Recorded in 2003 and unofficially put online as part of a set of tracks dubbed ‘The French Sessions’, ‘Half Cocked Boy’s ambling Doherty-isms sound more like an early Babyshambles offering than standard Libs fare. But it’s this lo-fi quality that could lend itself well to a reworking. Up the contrast between Pete’s low key verses and Carl’s more vitriolic chorus and you’ve got the seeds of something special.

‘Love On The Dole’

“How many cups of wine will I half consume? Before people people realise they’ve rolled past my tomb,” laments Pete on this, another cut from the classic ‘Legs 11’ sessions.

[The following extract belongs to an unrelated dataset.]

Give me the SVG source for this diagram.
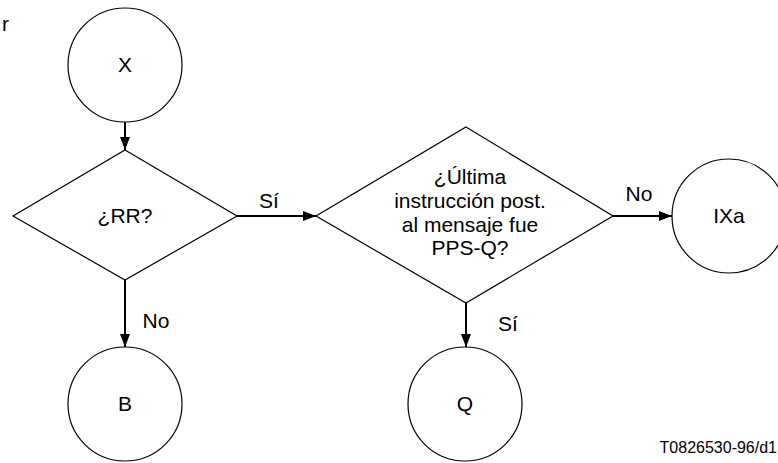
<svg xmlns="http://www.w3.org/2000/svg" width="778" height="463" viewBox="0 0 778 463">
<defs>
<style>
.shape{fill:none;stroke:#000;stroke-width:1.2}
.conn{stroke:#000;stroke-width:2;fill:none;marker-end:url(#ah)}
text{font-family:"Liberation Sans",Arial,sans-serif;font-size:21px;fill:#000}
.c{text-anchor:middle}
</style>
<marker id="ah" markerUnits="userSpaceOnUse" markerWidth="13" markerHeight="10" refX="13" refY="5" orient="auto">
<path d="M0,0 L13,5 L0,10 z" fill="#000"/>
</marker>
</defs>
<rect width="778" height="463" fill="#fff"/>
<text x="2" y="31">r</text>
<g id="nodeX"><circle class="shape" cx="125" cy="65" r="57"/><text class="c" x="125" y="72">X</text></g>
<g id="nodeRR"><polygon class="shape" points="125,150 237,216 125,280 13,216"/><text class="c" x="125" y="223">¿RR?</text></g>
<g id="nodePPS"><polygon class="shape" points="466,127 613,216 466,303 316,216"/>
<text class="c" x="470" y="184">¿Última</text>
<text class="c" x="470" y="208">instrucción post.</text>
<text class="c" x="470" y="232">al mensaje fue</text>
<text class="c" x="470" y="255">PPS-Q?</text></g>
<g id="nodeIXa"><circle class="shape" cx="729" cy="216" r="57"/><text class="c" x="729" y="223">IXa</text></g>
<g id="nodeB"><circle class="shape" cx="125" cy="404" r="57"/><text class="c" x="125" y="411">B</text></g>
<g id="nodeQ"><circle class="shape" cx="465" cy="404" r="57"/><text class="c" x="465" y="411">Q</text></g>
<g id="connectors">
<line class="conn" x1="125" y1="122" x2="125" y2="150"/>
<line class="conn" x1="237" y1="216" x2="316" y2="216"/>
<line class="conn" x1="613" y1="216" x2="672" y2="216"/>
<line class="conn" x1="125" y1="280" x2="125" y2="347"/>
<line class="conn" x1="466" y1="303" x2="466" y2="347"/>
<text class="c" x="269" y="208">Sí</text>
<text class="c" x="639" y="201">No</text>
<text class="c" x="156" y="328">No</text>
<text class="c" x="508" y="331">Sí</text>
</g>
<text x="777" y="453" style="font-size:16px;text-anchor:end">T0826530-96/d1</text>
</svg>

A cheeky description of a romantic, booze-soaked life off the grid away from “the boring classes”, you can almost picture the pair penning the track in the artistic squalor of their Bethnal Green HQ.

‘Plan A’

One of the band’s greatest tracks not to find its way on to a proper studio LP (although it was a b-side in 2002, and also included on a Japan-only import release), its ominous, needling guitar line parallels its determined, bruised mission statement lyrics. “I read every review / no-one’s got a fucking clue,” snarls Pete, referencing the quartet’s early failings. Plan A then, was early manager Banny Pootschi’s idea to up the energy and get The Libertines’ signed to Rough Trade. It was where, as in the song, they would “carve it into something new”. As history shows, it worked.

‘Bound Together’

Later the title of Anthony Thornton’s band biography, ‘Bound Together’s sweetly acoustic detailing of a pair tied together by “love, drink and drugs” doesn’t exactly require too much of an imaginative stretch to decipher its meaning. Returning after a decade, it could work as a charming reminder of the inimitable yin/yang relationship that formed the heart of The Libertines – hopefully, with a little less of the drugs this time, though…

‘Breck Road Lover’

Probably the only song in history to make the line “she’s no scrubber” sound genuinely lovelorn, ‘Breck Road Lover’ does cobbled street, Dickensian romance as only The Libertines know how. Also features one of the finest lyrics in their whole canon: “If lust and despair are two bullets in the same gun, then we’ve been playing Russian roulette for far too long”. A perfect description of the ever-teetering nature of love.

‘Albion’

Pete may have taken ‘Albion’ for his own on Babyshambles’ debut album, but the track was first written as a collaborative effort back in the happier days of The Libertines. The good ship Albion was always Pete and Carl’s fabled vessel that would journey them to Arcadia and ‘Albion’ was its theme tune. Rightfully returning the song to its original band would be the ultimate statement of togetherness – a central motif at the heart of the band, back to where it belongs.